Star Trek star George Takei can sympathise with the Honduras youngsters experiencing life in America from border patrol prisons, because he and his family were marched into an internment camp during World War Two.

More than 57,000 people have attempted to gain access to America this year and many of them are children under the age of 12 attempting to escape the gang violence back home.

The majority have been caught at the border by customs officials, and Takei can appreciate what they are going through.

He says, "They come from a terrifying place already. I mean Honduras has the highest homicide rate in the world - kids being killed by gangsters. They are not immigrants, they are asylum seekers for their lives. They can't be treated like immigrants."

And hearing many of them are entering the U.S. behind bars reminds him of his own time in prison camps when he was five.

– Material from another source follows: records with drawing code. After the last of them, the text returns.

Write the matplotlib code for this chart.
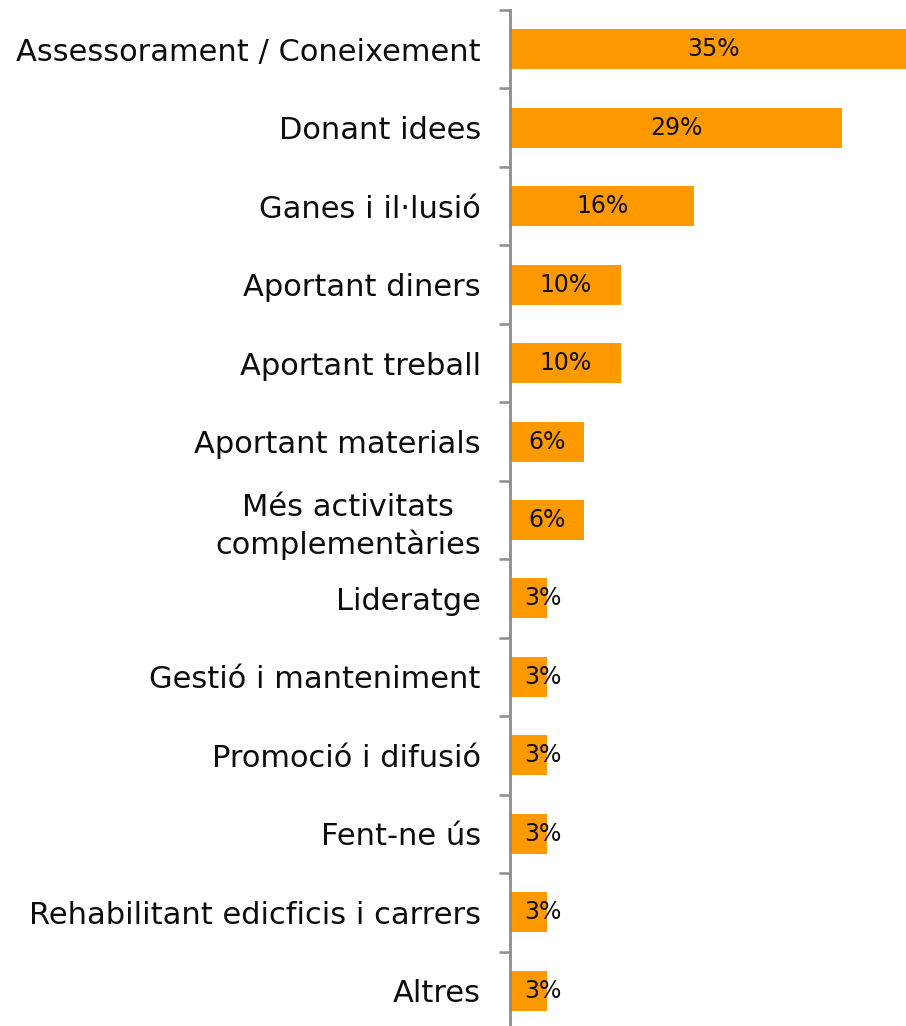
import matplotlib
matplotlib.use("Agg")
import matplotlib.pyplot as plt
import numpy as np

categories = [
    "Assessorament / Coneixement",
    "Donant idees",
    "Ganes i il·lusió",
    "Aportant diners",
    "Aportant treball",
    "Aportant materials",
    "Més activitats\ncomplementàries",
    "Lideratge",
    "Gestió i manteniment",
    "Promoció i difusió",
    "Fent-ne ús",
    "Rehabilitant edicficis i carrers",
    "Altres",
]
values = [35.5, 29.0, 16.1, 9.7, 9.7, 6.5, 6.5, 3.2, 3.2, 3.2, 3.2, 3.2, 3.2]
value_labels = ["35%", "29%", "16%", "10%", "10%", "6%", "6%", "3%", "3%", "3%", "3%", "3%", "3%"]

W, H = 906, 1026
fig = plt.figure(figsize=(W / 100, H / 100), dpi=100)
ax = fig.add_axes([510 / W, -4 / H, 396 / W, 1020 / H])

y = np.arange(len(categories))
ax.barh(y, values, height=0.51, color="#FF9900", zorder=2)

ax.set_xlim(0, 34.6)
ax.set_ylim(len(categories) - 0.5, -0.5)

for yi, v, lab in zip(y, values, value_labels):
    ax.text(max(v / 2, 2.9), yi, lab, ha="center", va="center",
            fontsize=17, color="#0d0d0d", zorder=3, clip_on=False)

for s in ["top", "right", "bottom"]:
    ax.spines[s].set_visible(False)
ax.spines["left"].set_color("#8C8C8C")
ax.spines["left"].set_linewidth(2)

ax.set_xticks([])
ax.set_yticks(y)
ax.set_yticklabels(categories, fontsize=22, color="#0d0d0d", multialignment="center")
ax.tick_params(axis="y", which="major", length=0, pad=21)
ax.set_yticks(np.arange(-0.5, len(categories) + 0.5, 1.0), minor=True)
ax.tick_params(axis="y", which="minor", length=8, width=1.8, color="#8C8C8C")
for t in ax.get_yticklabels():
    t.set_linespacing(1.3)

fig.savefig("out.png", dpi=100)
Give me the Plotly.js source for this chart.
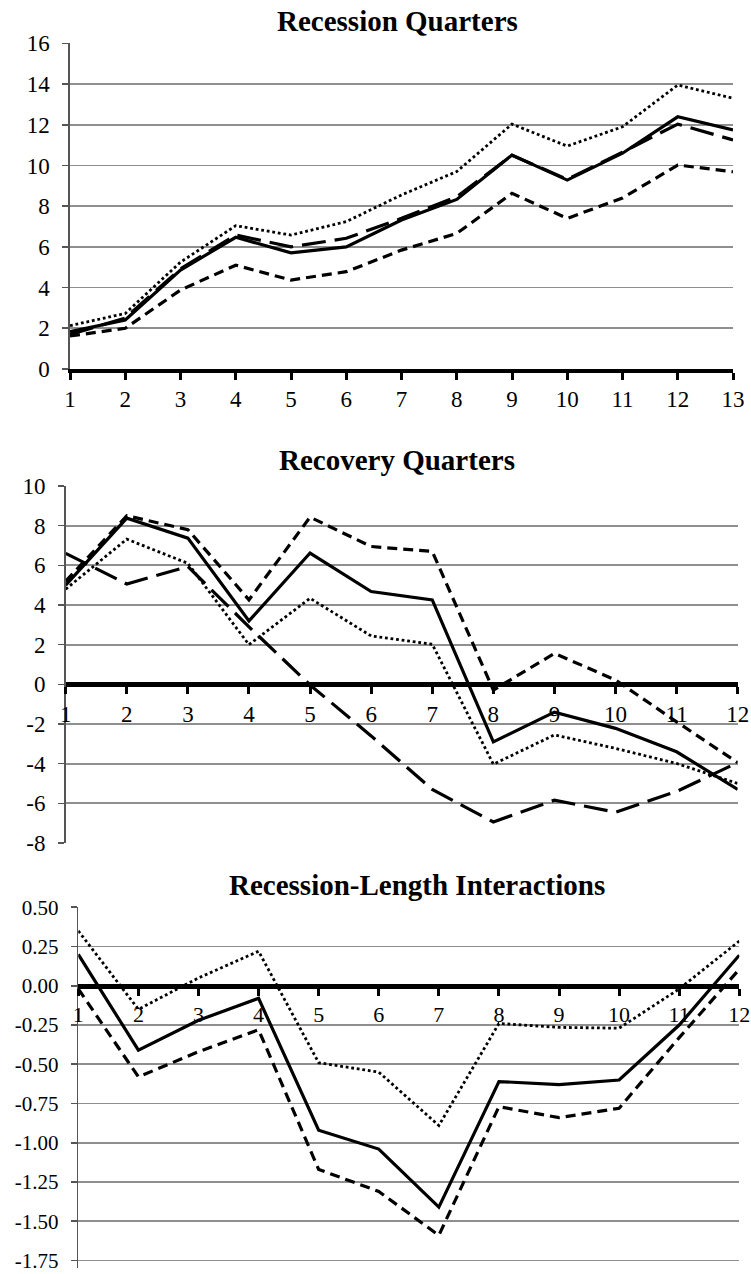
<!DOCTYPE html>
<html>
<head>
<meta charset="utf-8">
<script src="https://cdn.plot.ly/plotly-3.0.1.min.js"></script>
<style>html,body{margin:0;padding:0;background:#fff;}#chart{width:751px;height:1274px;}</style>
</head>
<body>
<div id="chart"></div>
<script>
// ---- data ----
const titles = ["Recession Quarters", "Recovery Quarters", "Recession-Length Interactions"];
const quartersRecession = [1,2,3,4,5,6,7,8,9,10,11,12,13];
const quartersRecovery = [1,2,3,4,5,6,7,8,9,10,11,12];
const quartersInteraction = [1,2,3,4,5,6,7,8,9,10,11,12];

const recessionSolid     = [1.83, 2.41, 4.86, 6.47, 5.71, 6.00, 7.32, 8.33, 10.51, 9.28, 10.60, 12.39, 11.74];
const recessionLongDash  = [1.70, 2.50, 4.92, 6.58, 6.00, 6.42, 7.40, 8.46, 10.50, 9.32, 10.65, 12.03, 11.25];
const recessionShortDash = [1.62, 2.00, 3.88, 5.10, 4.37, 4.78, 5.84, 6.66, 8.63, 7.40, 8.40, 10.02, 9.69];
const recessionDotted    = [2.13, 2.73, 5.25, 7.04, 6.58, 7.24, 8.55, 9.70, 12.03, 10.95, 11.90, 13.95, 13.30];

const recoverySolid     = [5.00, 8.38, 7.37, 3.20, 6.62, 4.68, 4.26, -2.90, -1.40, -2.22, -3.40, -5.30];
const recoveryLongDash  = [6.60, 5.06, 5.94, 2.90, -0.03, -2.60, -5.30, -6.94, -5.84, -6.45, -5.40, -3.95];
const recoveryShortDash = [5.20, 8.50, 7.80, 4.26, 8.43, 6.95, 6.70, -0.29, 1.56, 0.22, -1.89, -3.95];
const recoveryDotted    = [4.80, 7.32, 6.10, 2.00, 4.34, 2.44, 2.02, -4.03, -2.55, -3.23, -3.99, -5.00];

const interactionSolid     = [0.20, -0.41, -0.22, -0.08, -0.92, -1.04, -1.41, -0.61, -0.63, -0.60, -0.25, 0.195];
const interactionShortDash = [-0.02, -0.58, -0.42, -0.28, -1.17, -1.31, -1.59, -0.77, -0.84, -0.78, -0.33, 0.105];
const interactionDotted    = [0.35, -0.15, 0.05, 0.22, -0.49, -0.55, -0.89, -0.24, -0.265, -0.27, -0.02, 0.285];

const yTicks1 = [0,2,4,6,8,10,12,14,16];
const yTicks2 = [-8,-6,-4,-2,0,2,4,6,8,10];
const yTicks3 = [-1.75,-1.5,-1.25,-1,-0.75,-0.5,-0.25,0,0.25,0.5];
const yTickText3 = ["-1.75","-1.50","-1.25","-1.00","-0.75","-0.50","-0.25","0.00","0.25","0.50"];

// ---- styles ----
const W = 751, H = 1274;
const FONT = "Liberation Serif, Times New Roman, serif";
const styles = {
  solid:     {color:"#000", width:3.2, dash:"solid"},
  longdash:  {color:"#000", width:3.2, dash:"24px,9px"},
  shortdash: {color:"#000", width:3.2, dash:"10px,6px"},
  dotted:    {color:"#000", width:2.8, dash:"2.8px,2.8px"}
};
function tr(x, y, st, xa, ya, name){
  return {x:x, y:y, type:"scatter", mode:"lines", name:name, xaxis:xa, yaxis:ya,
          line:Object.assign({}, st), hoverinfo:"skip", showlegend:false};
}
const traces = [
  tr(quartersRecession, recessionShortDash, styles.shortdash, "x", "y", "short dash"),
  tr(quartersRecession, recessionDotted, styles.dotted, "x", "y", "dotted"),
  tr(quartersRecession, recessionLongDash, styles.longdash, "x", "y", "long dash"),
  tr(quartersRecession, recessionSolid, styles.solid, "x", "y", "solid"),

  tr(quartersRecovery, recoveryShortDash, styles.shortdash, "x2", "y2", "short dash"),
  tr(quartersRecovery, recoveryDotted, styles.dotted, "x2", "y2", "dotted"),
  tr(quartersRecovery, recoveryLongDash, styles.longdash, "x2", "y2", "long dash"),
  tr(quartersRecovery, recoverySolid, styles.solid, "x2", "y2", "solid"),

  tr(quartersInteraction, interactionShortDash, styles.shortdash, "x3", "y3", "short dash"),
  tr(quartersInteraction, interactionDotted, styles.dotted, "x3", "y3", "dotted"),
  tr(quartersInteraction, interactionSolid, styles.solid, "x3", "y3", "solid")
];

// pixel helpers
const fx = p => p / W;
const fy = p => 1 - p / H;

function xAxis(range, dom, pos, anchor, fsize){
  const a = {range:range, domain:dom, tickmode:"linear", tick0:1, dtick:1,
    showgrid:false, zeroline:false, showline:true, linecolor:"#000", linewidth:3.8,
    ticks:"outside", ticklen:7, tickwidth:3, tickcolor:"#000",
    tickfont:{family:FONT, size:fsize, color:"#000"}, ticklabeloverflow:"allow", fixedrange:true};
  if (anchor === "free"){ a.anchor = "free"; a.position = pos; } else { a.anchor = anchor; }
  return a;
}
function yAxis(range, dom, vals, text, anchor, zero, fsize){
  return {range:range, domain:dom, tickmode:"array", tickvals:vals, ticktext:text,
    showgrid:true, gridcolor:"#8f8f8f", gridwidth:1.7,
    zeroline:zero, zerolinecolor:"#000", zerolinewidth:3.8,
    showline:true, linecolor:"#555", linewidth:1.6,
    ticks:"outside", ticklen:6, tickwidth:1.6, tickcolor:"#555",
    ticklabelstandoff:8, ticklabeloverflow:"allow",
    tickfont:{family:FONT, size:fsize, color:"#000"}, anchor:anchor, fixedrange:true};
}

const d1y = [fy(369), fy(43.3)];
const d2y = [fy(843), fy(486)];
// panel 3: axis line runs a little below the -1.75 gridline, as in the reference
const r3 = [-1.8, 0.5];
const top3 = 907.3, bot3 = 1260.5;           // pixel rows of 0.50 and -1.75
const px3 = (bot3 - top3) / 2.25;
const d3y = [fy(bot3 + 0.05*px3), fy(top3)];
const zero2 = d2y[0] + (8/18)*(d2y[1]-d2y[0]);
const zero3 = d3y[0] + ((0 - r3[0])/(r3[1]-r3[0]))*(d3y[1]-d3y[0]);

const titleFont = {family:FONT, size:29, color:"#000"};
const layout = {
  width:W, height:H, margin:{l:0,r:0,t:0,b:0},
  paper_bgcolor:"#fff", plot_bgcolor:"rgba(0,0,0,0)",
  font:{family:FONT, color:"#000"}, showlegend:false, hovermode:false,
  xaxis:  xAxis([1,13], [fx(70), fx(733)], null, "y", 23),
  yaxis:  yAxis([0,16], d1y, yTicks1, yTicks1.map(String), "x", false, 23),
  xaxis2: xAxis([1,12], [fx(65.7), fx(737.7)], zero2, "free", 23),
  yaxis2: yAxis([-8,10], d2y, yTicks2, yTicks2.map(String), "x2", true, 23),
  xaxis3: xAxis([1,12], [fx(78.3), fx(739.3)], zero3, "free", 22),
  yaxis3: yAxis(r3, d3y, yTicks3, yTickText3, "x3", true, 21),
  annotations:[
    {text:"<b>"+titles[0]+"</b>", xref:"paper", yref:"paper", x:fx(397), y:fy(21), xanchor:"center", yanchor:"middle", showarrow:false, font:titleFont},
    {text:"<b>"+titles[1]+"</b>", xref:"paper", yref:"paper", x:fx(397), y:fy(460), xanchor:"center", yanchor:"middle", showarrow:false, font:titleFont},
    {text:"<b>"+titles[2]+"</b>", xref:"paper", yref:"paper", x:fx(417), y:fy(885), xanchor:"center", yanchor:"middle", showarrow:false, font:titleFont}
  ]
};

Plotly.newPlot("chart", traces, layout, {staticPlot:true, displayModeBar:false});
</script>
</body>
</html>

He recalls, "We were ordered out of our two-bedroom home here in Los Angeles... We were in the living room looking out the front window and I saw two American soldiers with bayoneted rifles come marching up our driveway; they stomped up the front porch and banged on the front door.

"My father answered it and literally at gunpoint they ordered us out."

Japanese Americans were interned in 'War Relocation Camps' throughout the United States in 1942, shortly after Japanese forces attacked Pearl Harbor.

He adds, "(It's a) dark chapter of American history... (We) were summarily rounded up with no charges, no trial, no due process... and put in barbed wire prison camps, just because we happened to look like the people who bombed Pearl Harbor.

"We were behind those barbed wire fences for the duration of the war. There were 10 camps altogether, all in the most desolate places, hellish places. There were two on the blistering desert of Arizona... and we were sent to the swamps of Arkansas."